↓
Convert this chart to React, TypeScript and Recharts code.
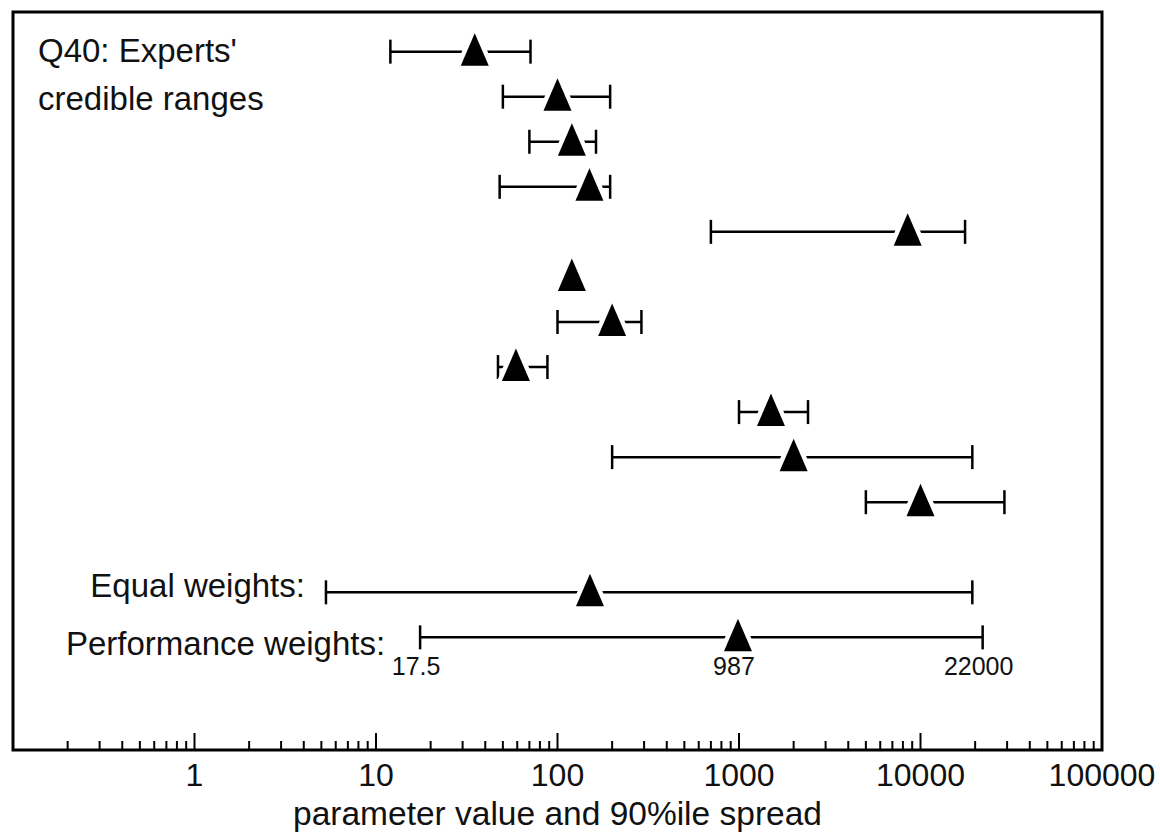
import React from 'react';
import {
  ScatterChart,
  Scatter,
  XAxis,
  YAxis,
  ErrorBar,
  ReferenceArea,
  Customized,
} from 'recharts';

// Expert rows (top to bottom): 5%, median and 95% estimates
const EXPERT_ROWS = [1, 2, 3, 4, 5, 6, 7, 8, 9, 10, 11];
const EXPERT_LOW = [12, 50, 70, 48, 700, 112, 100, 47, 1000, 200, 5000];
const EXPERT_MID = [35, 100, 120, 150, 8500, 120, 200, 59, 1500, 2000, 10000];
const EXPERT_HIGH = [71, 195, 163, 195, 17600, 128, 290, 88, 2400, 19300, 29000];

// Combined decision makers
const DM_NAMES = ['Equal weights:', 'Performance weights:'];
const DM_ROWS = [13, 14];
const DM_LOW = [5.3, 17.5];
const DM_MID = [151, 987];
const DM_HIGH = [19300, 22000];
const DM_LABEL_DX = [21, 35];
const DM_LABEL_DY = [5, 18];

// Values printed under the performance-weights range
const PERF_VALUE_LABELS = ['17.5', '987', '22000'];

const MAJOR_TICKS = [0.1, 1, 10, 100, 1000, 10000, 100000];
const MAJOR_LABELS = ['', '1', '10', '100', '1000', '10000', '100000'];
const MINOR_STEPS = [2, 3, 4, 5, 6, 7, 8, 9];

const FONT = '"Liberation Sans", Arial, Helvetica, sans-serif';

const ticks: number[] = [];
MAJOR_TICKS.forEach((m, i) => {
  ticks.push(m);
  if (i < MAJOR_TICKS.length - 1) MINOR_STEPS.forEach((s) => ticks.push(m * s));
});

const expertData = EXPERT_ROWS.map((row, i) => ({
  x: EXPERT_MID[i],
  y: row,
  err: [EXPERT_MID[i] - EXPERT_LOW[i], EXPERT_HIGH[i] - EXPERT_MID[i]],
}));

const dmData = DM_ROWS.map((row, i) => ({
  x: DM_MID[i],
  y: row,
  err: [DM_MID[i] - DM_LOW[i], DM_HIGH[i] - DM_MID[i]],
}));

const dmNameData = DM_ROWS.map((row, i) => ({
  x: DM_LOW[i],
  y: row,
  text: DM_NAMES[i],
  dx: DM_LABEL_DX[i],
  dy: DM_LABEL_DY[i],
}));

const perfValueData = [DM_LOW[1], DM_MID[1], DM_HIGH[1]].map((v, i) => ({
  x: v,
  y: DM_ROWS[1],
  text: PERF_VALUE_LABELS[i],
}));

const allRanges = [...expertData, ...dmData];

function Triangle({ cx, cy }: any) {
  const pts = `${cx},${cy - 18.5} ${cx - 14},${cy + 14} ${cx + 14},${cy + 14}`;
  return (
    <g>
      <polygon points={pts} fill="#fff" stroke="#fff" strokeWidth={9} strokeLinejoin="round" />
      <polygon points={pts} fill="#000" />
    </g>
  );
}

function NoMark() {
  return <g />;
}

function NameLabel({ cx, cy, payload }: any) {
  return (
    <text
      x={cx - payload.dx}
      y={cy + payload.dy}
      textAnchor="end"
      fontFamily={FONT}
      fontSize={33}
      fill="#111"
    >
      {payload.text}
    </text>
  );
}

function ValueLabel({ cx, cy, payload }: any) {
  return (
    <text x={cx - 4} y={cy + 38} textAnchor="middle" fontFamily={FONT} fontSize={25} fill="#111">
      {payload.text}
    </text>
  );
}

function LogTick({ x, y, payload }: any) {
  const v = payload.value;
  const lg = Math.log10(v);
  const major = Math.abs(lg - Math.round(lg)) < 1e-9;
  const idx = MAJOR_TICKS.findIndex((m) => Math.abs(m - v) < 1e-9 * m);
  const label = major && idx >= 0 ? MAJOR_LABELS[idx] : '';
  return (
    <g>
      <line x1={x} x2={x} y1={y} y2={y - (major ? 17 : 9)} stroke="#000" strokeWidth={2} />
      {label && (
        <text x={x} y={y + 36} textAnchor="middle" fontFamily={FONT} fontSize={32} fill="#111">
          {label}
        </text>
      )}
    </g>
  );
}

function Title() {
  return (
    <g fontFamily={FONT} fontSize={33} fill="#111">
      <text x={38} y={62}>Q40: Experts'</text>
      <text x={38} y={110}>credible ranges</text>
    </g>
  );
}

export default function App() {
  return (
    <div style={{ position: 'absolute', left: 0, top: 0, background: '#fff' }}>
      <ScatterChart
        width={1160}
        height={840}
        margin={{ top: 12, right: 58, bottom: 0, left: 13 }}
      >
        <XAxis
          type="number"
          dataKey="x"
          scale="log"
          domain={[0.1, 100000]}
          allowDataOverflow
          ticks={ticks}
          interval={0}
          tick={<LogTick />}
          tickLine={false}
          axisLine={false}
          tickSize={0}
          tickMargin={0}
          height={90}
          label={{
            value: 'parameter value and 90%ile spread',
            position: 'insideBottom',
            offset: 15,
            fontFamily: FONT,
            fontSize: 33.5,
            fill: '#111',
          }}
        />
        <YAxis type="number" dataKey="y" domain={[0.12, 16.5]} reversed hide allowDataOverflow />
        <ReferenceArea
          x1={0.1}
          x2={100000}
          y1={0.12}
          y2={16.5}
          fill="none"
          fillOpacity={0}
          stroke="#000"
          strokeWidth={3}
          ifOverflow="visible"
        />
        <Scatter data={allRanges} shape={<NoMark />} isAnimationActive={false}>
          <ErrorBar
            dataKey="err"
            direction="x"
            width={12}
            stroke="#000"
            strokeWidth={2.5}
            isAnimationActive={false}
          />
        </Scatter>
        <Scatter data={allRanges} shape={<Triangle />} isAnimationActive={false} />
        <Scatter data={dmNameData} shape={<NameLabel />} isAnimationActive={false} />
        <Scatter data={perfValueData} shape={<ValueLabel />} isAnimationActive={false} />
        <Customized component={Title} />
      </ScatterChart>
    </div>
  );
}
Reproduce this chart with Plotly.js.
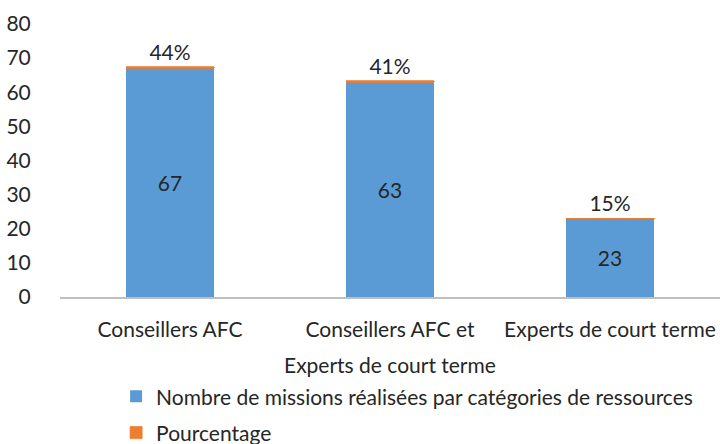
↑
## Exercise task
Without including any pictures, reproduce the listing exactly.

## Solution for this exercise
Convert this chart to React, TypeScript and Recharts code.
import React from 'react';
import {
  ScatterChart,
  Scatter,
  XAxis,
  YAxis,
  ErrorBar,
  ReferenceArea,
  Customized,
} from 'recharts';

// Expert rows (top to bottom): 5%, median and 95% estimates
const EXPERT_ROWS = [1, 2, 3, 4, 5, 6, 7, 8, 9, 10, 11];
const EXPERT_LOW = [12, 50, 70, 48, 700, 112, 100, 47, 1000, 200, 5000];
const EXPERT_MID = [35, 100, 120, 150, 8500, 120, 200, 59, 1500, 2000, 10000];
const EXPERT_HIGH = [71, 195, 163, 195, 17600, 128, 290, 88, 2400, 19300, 29000];

// Combined decision makers
const DM_NAMES = ['Equal weights:', 'Performance weights:'];
const DM_ROWS = [13, 14];
const DM_LOW = [5.3, 17.5];
const DM_MID = [151, 987];
const DM_HIGH = [19300, 22000];
const DM_LABEL_DX = [21, 35];
const DM_LABEL_DY = [5, 18];

// Values printed under the performance-weights range
const PERF_VALUE_LABELS = ['17.5', '987', '22000'];

const MAJOR_TICKS = [0.1, 1, 10, 100, 1000, 10000, 100000];
const MAJOR_LABELS = ['', '1', '10', '100', '1000', '10000', '100000'];
const MINOR_STEPS = [2, 3, 4, 5, 6, 7, 8, 9];

const FONT = '"Liberation Sans", Arial, Helvetica, sans-serif';

const ticks: number[] = [];
MAJOR_TICKS.forEach((m, i) => {
  ticks.push(m);
  if (i < MAJOR_TICKS.length - 1) MINOR_STEPS.forEach((s) => ticks.push(m * s));
});

const expertData = EXPERT_ROWS.map((row, i) => ({
  x: EXPERT_MID[i],
  y: row,
  err: [EXPERT_MID[i] - EXPERT_LOW[i], EXPERT_HIGH[i] - EXPERT_MID[i]],
}));

const dmData = DM_ROWS.map((row, i) => ({
  x: DM_MID[i],
  y: row,
  err: [DM_MID[i] - DM_LOW[i], DM_HIGH[i] - DM_MID[i]],
}));

const dmNameData = DM_ROWS.map((row, i) => ({
  x: DM_LOW[i],
  y: row,
  text: DM_NAMES[i],
  dx: DM_LABEL_DX[i],
  dy: DM_LABEL_DY[i],
}));

const perfValueData = [DM_LOW[1], DM_MID[1], DM_HIGH[1]].map((v, i) => ({
  x: v,
  y: DM_ROWS[1],
  text: PERF_VALUE_LABELS[i],
}));

const allRanges = [...expertData, ...dmData];

function Triangle({ cx, cy }: any) {
  const pts = `${cx},${cy - 18.5} ${cx - 14},${cy + 14} ${cx + 14},${cy + 14}`;
  return (
    <g>
      <polygon points={pts} fill="#fff" stroke="#fff" strokeWidth={9} strokeLinejoin="round" />
      <polygon points={pts} fill="#000" />
    </g>
  );
}

function NoMark() {
  return <g />;
}

function NameLabel({ cx, cy, payload }: any) {
  return (
    <text
      x={cx - payload.dx}
      y={cy + payload.dy}
      textAnchor="end"
      fontFamily={FONT}
      fontSize={33}
      fill="#111"
    >
      {payload.text}
    </text>
  );
}

function ValueLabel({ cx, cy, payload }: any) {
  return (
    <text x={cx - 4} y={cy + 38} textAnchor="middle" fontFamily={FONT} fontSize={25} fill="#111">
      {payload.text}
    </text>
  );
}

function LogTick({ x, y, payload }: any) {
  const v = payload.value;
  const lg = Math.log10(v);
  const major = Math.abs(lg - Math.round(lg)) < 1e-9;
  const idx = MAJOR_TICKS.findIndex((m) => Math.abs(m - v) < 1e-9 * m);
  const label = major && idx >= 0 ? MAJOR_LABELS[idx] : '';
  return (
    <g>
      <line x1={x} x2={x} y1={y} y2={y - (major ? 17 : 9)} stroke="#000" strokeWidth={2} />
      {label && (
        <text x={x} y={y + 36} textAnchor="middle" fontFamily={FONT} fontSize={32} fill="#111">
          {label}
        </text>
      )}
    </g>
  );
}

function Title() {
  return (
    <g fontFamily={FONT} fontSize={33} fill="#111">
      <text x={38} y={62}>Q40: Experts'</text>
      <text x={38} y={110}>credible ranges</text>
    </g>
  );
}

export default function App() {
  return (
    <div style={{ position: 'absolute', left: 0, top: 0, background: '#fff' }}>
      <ScatterChart
        width={1160}
        height={840}
        margin={{ top: 12, right: 58, bottom: 0, left: 13 }}
      >
        <XAxis
          type="number"
          dataKey="x"
          scale="log"
          domain={[0.1, 100000]}
          allowDataOverflow
          ticks={ticks}
          interval={0}
          tick={<LogTick />}
          tickLine={false}
          axisLine={false}
          tickSize={0}
          tickMargin={0}
          height={90}
          label={{
            value: 'parameter value and 90%ile spread',
            position: 'insideBottom',
            offset: 15,
            fontFamily: FONT,
            fontSize: 33.5,
            fill: '#111',
          }}
        />
        <YAxis type="number" dataKey="y" domain={[0.12, 16.5]} reversed hide allowDataOverflow />
        <ReferenceArea
          x1={0.1}
          x2={100000}
          y1={0.12}
          y2={16.5}
          fill="none"
          fillOpacity={0}
          stroke="#000"
          strokeWidth={3}
          ifOverflow="visible"
        />
        <Scatter data={allRanges} shape={<NoMark />} isAnimationActive={false}>
          <ErrorBar
            dataKey="err"
            direction="x"
            width={12}
            stroke="#000"
            strokeWidth={2.5}
            isAnimationActive={false}
          />
        </Scatter>
        <Scatter data={allRanges} shape={<Triangle />} isAnimationActive={false} />
        <Scatter data={dmNameData} shape={<NameLabel />} isAnimationActive={false} />
        <Scatter data={perfValueData} shape={<ValueLabel />} isAnimationActive={false} />
        <Customized component={Title} />
      </ScatterChart>
    </div>
  );
}
Reproduce this chart with Plotly.js.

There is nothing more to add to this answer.